Thursday, September 28, 2017

One Block, Nine Maps: Are You Ready For the Map Festival?

Compass Rose from map of sewer system, 1890-1892?
A guest post written by Eileen O’Connell, Branch Manager of Special Collections.

To celebrate our rapidly approaching map festival, we thought it would be fun to trace the history of one city block using nine maps. To orient the contemporary view, take a look at the 2016 aerial map of the 500 block of 12th Street NW. The block is block number 24 of the Perea Addition, bounded by Lomas Boulevard on the north, 11th Street on the east, Fruit Avenue on the south, and 12th Street on the west.
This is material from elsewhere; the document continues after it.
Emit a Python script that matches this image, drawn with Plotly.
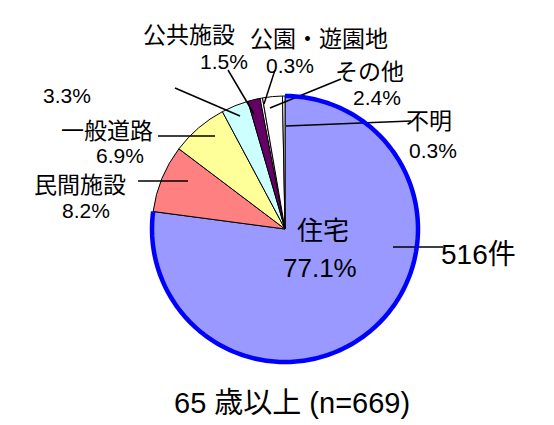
import numpy as np
import plotly.graph_objects as go

W, H = 554, 425

labels = ["住宅", "民間施設", "一般道路", "その他(3.3%)", "公共施設", "公園・遊園地", "その他", "不明"]
values = [77.1, 8.2, 6.9, 3.3, 1.5, 0.3, 2.4, 0.3]
colors = ["#9999FF", "#FF8080", "#FFFF99", "#CCFFFF", "#660066", "#FFFFFF", "#FFFFFF", "#FFFFFF"]
count_label = "516件"
title_text = "65 歳以上 (n=669)"

JP = "Liberation Sans, Noto Sans CJK JP, sans-serif"
NUM = "Liberation Sans, Arial, sans-serif"

def px(x):
    return x / W

def py(y):
    return 1 - y / H

# pie geometry (pixels)
cx, cy, r = 277, 221, 133

fig = go.Figure(go.Pie(
    labels=labels,
    values=values,
    sort=False,
    direction="clockwise",
    rotation=0,
    textinfo="none",
    textposition="none",
    hoverinfo="label+percent",
    marker=dict(colors=colors, line=dict(color="#000000", width=1)),
    domain=dict(x=[px(cx - r), px(cx + r)], y=[py(cy + r), py(cy - r)]),
    showlegend=False,
))

def pct(v):
    return f"{v:.1f}%"

annotations = []

def add(text, x, y, size, font):
    annotations.append(dict(
        text=text, x=px(x), y=py(y), xref="paper", yref="paper",
        xanchor="center", yanchor="middle", showarrow=False,
        font=dict(family=font, size=size, color="#000000"),
    ))

SL, SV = 23, 21
add(labels[4], 181, 27, SL, JP)
add(pct(values[4]), 216, 53, SV, NUM)
add(labels[5], 311, 31, SL, JP)
add(pct(values[5]), 282, 57, SV, NUM)
add(labels[6], 361, 64.5, SL, JP)
add(pct(values[6]), 369, 89, SV, NUM)
add(labels[7], 421, 113, SL, JP)
add(pct(values[7]), 425, 143, SV, NUM)
add(pct(values[3]), 59, 88, SV, NUM)
add(labels[2], 99, 123, SL, JP)
add(pct(values[2]), 112, 148, SV, NUM)
add(labels[1], 72, 177, SL, JP)
add(pct(values[1]), 78, 202, SV, NUM)
add(labels[0], 315, 223, 26, JP)
add(pct(values[0]), 312, 260, 26, NUM)
add(count_label, 470, 246, 28, JP)
add(title_text, 284, 395, 29, JP)

leaders = [
    (220, 62, 246, 106),   # 公共施設
    (267, 62, 256, 96),    # 公園・遊園地
    (333, 71, 262, 100),   # その他
    (403, 113, 278, 118),  # 不明
    (167, 80, 232, 108),   # 3.3%
    (150, 128, 207, 128),  # 一般道路
    (130, 173, 180, 173),  # 民間施設
    (385, 239, 435, 239),  # 516件
]
shapes = []
for x0, y0, x1, y1 in leaders:
    shapes.append(dict(
        type="line", xref="paper", yref="paper",
        x0=px(x0), y0=py(y0), x1=px(x1), y1=py(y1),
        line=dict(color="#000000", width=1.5),
    ))

# thick blue outline on the outer arc of the 住宅 slice, derived from its share
frac = values[0] / sum(values)
theta = np.linspace(0, frac * 2 * np.pi, 240)
ax = cx + r * np.sin(theta)
ay = cy - r * np.cos(theta)
path = "M " + " L ".join(f"{px(a):.5f},{py(b):.5f}" for a, b in zip(ax, ay))
shapes.append(dict(type="path", xref="paper", yref="paper", path=path,
                   line=dict(color="#0000FF", width=4.5), layer="above"))

fig.update_layout(
    width=W, height=H,
    margin=dict(l=0, r=0, t=0, b=0),
    paper_bgcolor="#FFFFFF",
    plot_bgcolor="#FFFFFF",
    annotations=annotations,
    shapes=shapes,
    font=dict(family=JP),
)

fig.write_html("out.html")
The number superimposed over the structures are address numbers.

The earliest map we have at Special Collections that clearly shows this block was published in 1889 and was compiled by the Real Estate Title Insurance Company of New Mexico. It labels the block as block 24 of the Albuquerque Town Site Co. Addition. Of the north-south streets visible in this photo, only Tijeras's name remains unchanged. Block 24 is bounded north and south by Otero and Harrison avenues, respectively.
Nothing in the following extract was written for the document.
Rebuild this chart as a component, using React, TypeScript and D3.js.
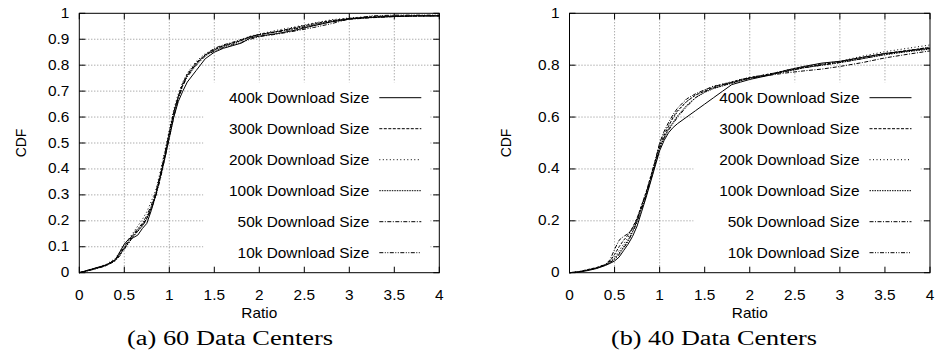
import * as d3 from "d3";

// shared sample positions (Ratio) for every CDF curve
const X_GRID = [0, 0.1, 0.2, 0.3, 0.4, 0.45, 0.5, 0.55, 0.6, 0.65, 0.7, 0.75, 0.8, 0.85, 0.9, 0.95, 1.0, 1.05, 1.1, 1.15, 1.2, 1.3, 1.4, 1.5, 1.6, 1.7, 1.8, 1.9, 2.0, 2.2, 2.4, 2.6, 2.8, 3.0, 3.25, 3.5, 3.75, 4.0];

const SERIES = ["400k Download Size", "300k Download Size", "200k Download Size", "100k Download Size", "50k Download Size", "10k Download Size"];

// (a) 60 data centers
const A_400 = [0, 0.01, 0.02, 0.03, 0.05, 0.08, 0.11, 0.13, 0.135, 0.145, 0.17, 0.19, 0.24, 0.3, 0.37, 0.44, 0.52, 0.6, 0.66, 0.7, 0.735, 0.78, 0.825, 0.85, 0.865, 0.875, 0.885, 0.905, 0.912, 0.922, 0.935, 0.952, 0.967, 0.978, 0.984, 0.988, 0.99, 0.99];
const A_300 = [0, 0.008, 0.018, 0.03, 0.048, 0.07, 0.095, 0.12, 0.145, 0.165, 0.185, 0.21, 0.25, 0.3, 0.37, 0.45, 0.54, 0.62, 0.68, 0.73, 0.765, 0.81, 0.84, 0.86, 0.875, 0.885, 0.895, 0.91, 0.918, 0.93, 0.945, 0.96, 0.972, 0.98, 0.986, 0.99, 0.99, 0.991];
const A_200 = [0, 0.01, 0.02, 0.032, 0.055, 0.08, 0.11, 0.13, 0.155, 0.18, 0.205, 0.235, 0.275, 0.32, 0.39, 0.47, 0.55, 0.63, 0.69, 0.735, 0.77, 0.815, 0.845, 0.862, 0.875, 0.885, 0.9, 0.912, 0.92, 0.935, 0.948, 0.962, 0.975, 0.982, 0.988, 0.99, 0.99, 0.99];
const A_100 = [0, 0.008, 0.018, 0.028, 0.048, 0.07, 0.095, 0.115, 0.14, 0.16, 0.18, 0.21, 0.25, 0.3, 0.37, 0.45, 0.53, 0.61, 0.675, 0.725, 0.76, 0.805, 0.838, 0.858, 0.872, 0.882, 0.895, 0.908, 0.918, 0.93, 0.942, 0.957, 0.97, 0.98, 0.985, 0.988, 0.99, 0.99];
const A_50 = [0, 0.01, 0.02, 0.03, 0.05, 0.075, 0.1, 0.125, 0.15, 0.17, 0.19, 0.22, 0.26, 0.31, 0.38, 0.46, 0.54, 0.62, 0.68, 0.725, 0.76, 0.805, 0.84, 0.865, 0.878, 0.888, 0.898, 0.91, 0.918, 0.928, 0.94, 0.953, 0.968, 0.977, 0.983, 0.987, 0.99, 0.99];
const A_10 = [0, 0.008, 0.016, 0.027, 0.045, 0.065, 0.09, 0.115, 0.14, 0.16, 0.18, 0.205, 0.245, 0.295, 0.36, 0.44, 0.52, 0.6, 0.67, 0.72, 0.755, 0.8, 0.835, 0.855, 0.868, 0.878, 0.888, 0.9, 0.91, 0.92, 0.932, 0.945, 0.96, 0.978, 0.99, 0.993, 0.993, 0.993];

// (b) 40 data centers
const B_400 = [0, 0.002, 0.008, 0.016, 0.028, 0.036, 0.045, 0.06, 0.085, 0.11, 0.14, 0.18, 0.235, 0.29, 0.35, 0.41, 0.47, 0.51, 0.54, 0.56, 0.575, 0.6, 0.625, 0.65, 0.675, 0.7, 0.725, 0.735, 0.745, 0.76, 0.78, 0.795, 0.808, 0.815, 0.83, 0.845, 0.855, 0.865];
const B_300 = [0, 0.004, 0.012, 0.02, 0.032, 0.045, 0.07, 0.1, 0.125, 0.145, 0.175, 0.21, 0.26, 0.31, 0.37, 0.43, 0.49, 0.53, 0.565, 0.6, 0.625, 0.66, 0.685, 0.7, 0.715, 0.725, 0.735, 0.745, 0.752, 0.765, 0.778, 0.792, 0.803, 0.812, 0.83, 0.845, 0.857, 0.868];
const B_200 = [0, 0.003, 0.01, 0.018, 0.03, 0.042, 0.06, 0.085, 0.11, 0.135, 0.17, 0.21, 0.26, 0.31, 0.37, 0.43, 0.5, 0.54, 0.57, 0.595, 0.62, 0.66, 0.685, 0.705, 0.72, 0.728, 0.736, 0.745, 0.753, 0.765, 0.78, 0.795, 0.805, 0.815, 0.835, 0.852, 0.865, 0.878];
const B_100 = [0, 0.003, 0.01, 0.018, 0.03, 0.04, 0.055, 0.075, 0.1, 0.125, 0.16, 0.2, 0.25, 0.3, 0.36, 0.42, 0.48, 0.52, 0.555, 0.58, 0.605, 0.645, 0.675, 0.695, 0.71, 0.72, 0.73, 0.74, 0.75, 0.762, 0.775, 0.79, 0.8, 0.81, 0.825, 0.84, 0.852, 0.862];
const B_50 = [0, 0.003, 0.01, 0.018, 0.032, 0.05, 0.09, 0.125, 0.14, 0.15, 0.17, 0.205, 0.255, 0.305, 0.365, 0.43, 0.5, 0.545, 0.58, 0.61, 0.635, 0.67, 0.69, 0.705, 0.718, 0.726, 0.733, 0.742, 0.75, 0.76, 0.77, 0.778, 0.785, 0.795, 0.81, 0.828, 0.842, 0.855];
const B_10 = [0, 0.003, 0.01, 0.018, 0.03, 0.04, 0.05, 0.07, 0.095, 0.12, 0.155, 0.195, 0.245, 0.295, 0.355, 0.415, 0.48, 0.52, 0.55, 0.575, 0.6, 0.64, 0.675, 0.698, 0.712, 0.722, 0.732, 0.742, 0.75, 0.762, 0.776, 0.79, 0.8, 0.81, 0.825, 0.842, 0.855, 0.87];

const X_TICKS = [0, 0.5, 1, 1.5, 2, 2.5, 3, 3.5, 4];
const Y_TICKS_A = [0, 0.1, 0.2, 0.3, 0.4, 0.5, 0.6, 0.7, 0.8, 0.9, 1];
const Y_TICKS_B = [0, 0.2, 0.4, 0.6, 0.8, 1];

const DASHES = [undefined, "3,1.5", "1,2.5", "1.5,1", "4,1.5,1,1.5", "4,1.5,1,1.5,1,1.5"];

const SANS = "'Liberation Sans', Arial, Helvetica, sans-serif";
const SERIF = "'Liberation Serif', 'Times New Roman', serif";
const SX = 1.1; // the source picture is stretched a little horizontally

function Label({ x, y, anchor = "start", children, size = 14 }: any) {
  return (
    <text transform={`translate(${x},${y}) scale(${SX},1)`} textAnchor={anchor}
      fontFamily={SANS} fontSize={size} fill="#000">{children}</text>
  );
}

function Panel({ left, top, width, height, yTicks, series, cdfX, caption, captionX }: any) {
  const x = d3.scaleLinear().domain([0, 4]).range([left, left + width]);
  const y = d3.scaleLinear().domain([0, 1]).range([top + height, top]);
  const line = d3.line<number>().x((_, i) => x(X_GRID[i])).y(d => y(d));

  // key box (blanks the grid behind it)
  const box = { x0: left + 124, x1: left + 351, y0: top + 69, y1: top + height };
  const keyTextX = left + 290;
  const keyLine = [left + 300, left + 342];
  const keyY0 = top + 84.4;
  const keyStep = 31;
  const tick = 6;
  const fmt = (v: number) => (v === 0 || v === 1 ? String(v) : String(+v.toFixed(1)));

  return (
    <g>
      {/* grid */}
      <g stroke="#8a8a8a" strokeWidth={1} strokeDasharray="1,2">
        {X_TICKS.filter(t => t > 0 && t < 4).map(t => (
          <line key={"gx" + t} x1={x(t)} x2={x(t)} y1={top} y2={top + height} />
        ))}
        {yTicks.filter((t: number) => t > 0 && t < 1).map((t: number) => (
          <line key={"gy" + t} x1={left} x2={left + width} y1={y(t)} y2={y(t)} />
        ))}
      </g>
      <rect x={box.x0} y={box.y0} width={box.x1 - box.x0} height={box.y1 - box.y0} fill="#fff" />

      {/* curves */}
      <g fill="none" stroke="#000" strokeWidth={1}>
        {series.map((s: number[], i: number) => (
          <path key={i} d={line(s) || ""} strokeDasharray={DASHES[i]} />
        ))}
      </g>

      {/* key */}
      {SERIES.map((name, i) => {
        const cy = keyY0 + i * keyStep;
        return (
          <g key={name}>
            <Label x={keyTextX} y={cy + 5} anchor="end">{name}</Label>
            <line x1={keyLine[0]} x2={keyLine[1]} y1={cy} y2={cy} stroke="#000" strokeWidth={1} strokeDasharray={DASHES[i]} />
          </g>
        );
      })}

      {/* border and inward ticks */}
      <rect x={left} y={top} width={width} height={height} fill="none" stroke="#000" strokeWidth={1} />
      <g stroke="#000" strokeWidth={1}>
        {X_TICKS.map(t => (
          <g key={"tx" + t}>
            <line x1={x(t)} x2={x(t)} y1={top + height} y2={top + height - tick} />
            <line x1={x(t)} x2={x(t)} y1={top} y2={top + tick} />
          </g>
        ))}
        {yTicks.map((t: number) => (
          <g key={"ty" + t}>
            <line x1={left} x2={left + tick} y1={y(t)} y2={y(t)} />
            <line x1={left + width} x2={left + width - tick} y1={y(t)} y2={y(t)} />
          </g>
        ))}
      </g>

      {/* tick labels */}
      {X_TICKS.map(t => (
        <Label key={"lx" + t} x={x(t)} y={top + height + 27.5} anchor="middle">{String(t)}</Label>
      ))}
      {yTicks.map((t: number) => (
        <Label key={"ly" + t} x={left - 10} y={y(t) + 4.5} anchor="end">{fmt(t)}</Label>
      ))}

      {/* axis titles */}
      <Label x={left + width / 2} y={top + height + 45.5} anchor="middle">Ratio</Label>
      <text transform={`translate(${cdfX},${top + height / 2}) rotate(-90) scale(1,${SX})`} textAnchor="middle"
        dy="0.35em" fontFamily={SANS} fontSize={14}>CDF</text>

      {/* caption */}
      <text x={captionX} y={345} fontFamily={SERIF} fontSize={20} textLength={206}
        lengthAdjust="spacingAndGlyphs">{caption}</text>
    </g>
  );
}

export default function App() {
  return (
    <svg width={935} height={354} style={{ position: "absolute", left: 0, top: 0, background: "#fff" }}>
      <rect width={935} height={354} fill="#fff" />
      <Panel left={79.3} top={13.3} width={360} height={259.4} yTicks={Y_TICKS_A}
        series={[A_400, A_300, A_200, A_100, A_50, A_10]} cdfX={20.5}
        caption="(a) 60 Data Centers" captionX={127} />
      <Panel left={569.5} top={13.3} width={360.5} height={259.4} yTicks={Y_TICKS_B}
        series={[B_400, B_300, B_200, B_100, B_50, B_10]} cdfX={505.8}
        caption="(b) 40 Data Centers" captionX={611} />
    </svg>
  );
}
The W.4 designation refers to the Fourth Ward, a political boundary for the voting and school district.

This map is one of a set of maps produced by H. D. Johnson and Edward A. Pearson that show the layout of Albuquerque's Sewer System. It is also a puzzle for the researcher. We estimate it was produced between 1890 and 1892. An April 18, 1891 article in the Albuquerque Weekly Citizen takes citizens to task for "indulging in adverse criticism" of the contractor tasked with building the system. Johnson is listed in the 1892 Albuquerque city director as an architect. The 1892 city directory also shows that the north-south street names are now New York Avenue and Fruit Avenue.

Real estate records show that Block 24 of the Albuquerque Town Site Co. Addition became block 24 of the Perea addition in 1900. Although block 24 of the Perea Addition is shown on the index sheet for the 1908 Sanborn map, this map from the Sanborn Maps eResource is the first to show the block in detail. Thomas T. Skinner is listed in the 1913 city directory as a resident in the dwelling on lots 9 and 10; his occupation is listed as manager of the family's grocery store.

Digital Sanborn Map of Albuquerque, New Mexico, May 1913, Sheet 7

Although the 1920 map compiled by J.F. Brozo for the Albuquerque Title Guaranty Co. is more colorful, the 1920 sewer map is more interesting. The sewer map lists names of property owners to be assessed for sewer extensions and improvements. Amid the familiar Albuquerque names on block 24 and block 8 (due south) are Huning, Hebenstreit, Luna, Mann, and Simms. Running crossways along the west side of block 24 across lots 3-8 is the name Soo Hoo Pong. The exclusion laws severely limited Albuquerque's Chinese population, but brothers Soo Hoo Pong and Soo Hoo Nong and business partner Ah Kee were well known as proprietors and managers of the Los Angeles Restaurant at 217 West Central. The Records indicate that the brothers were real estate investors as well.

1920 Brozo Map

1920 Sewer Map

The 1924 and 1931 Sanborn Maps show rapid development on the west half of block 24 in the six year interval between map editions. The scale for both maps is 100 feet to 1 inch, "D' over the outline of a structure indicates "dwelling."



Although it doesn't label lots and blocks, the 1952 First National Bank map of Albuquerque still references the Perea Addition. It also shows the new name and new alignment for the former New York Avenue. Lomas Boulevard was the result of a street realignment that affected New York Avenue, Las Lomas, Campus Boulevard, and the Menaul Diagonal. The realignment was part of a larger traffic plan for Albuquerque which was accompanied by several street name changes and the shift to the quadrant system that divides Albuquerque NE, NW, SE, SW along the Central Avenue and Railroad Axes.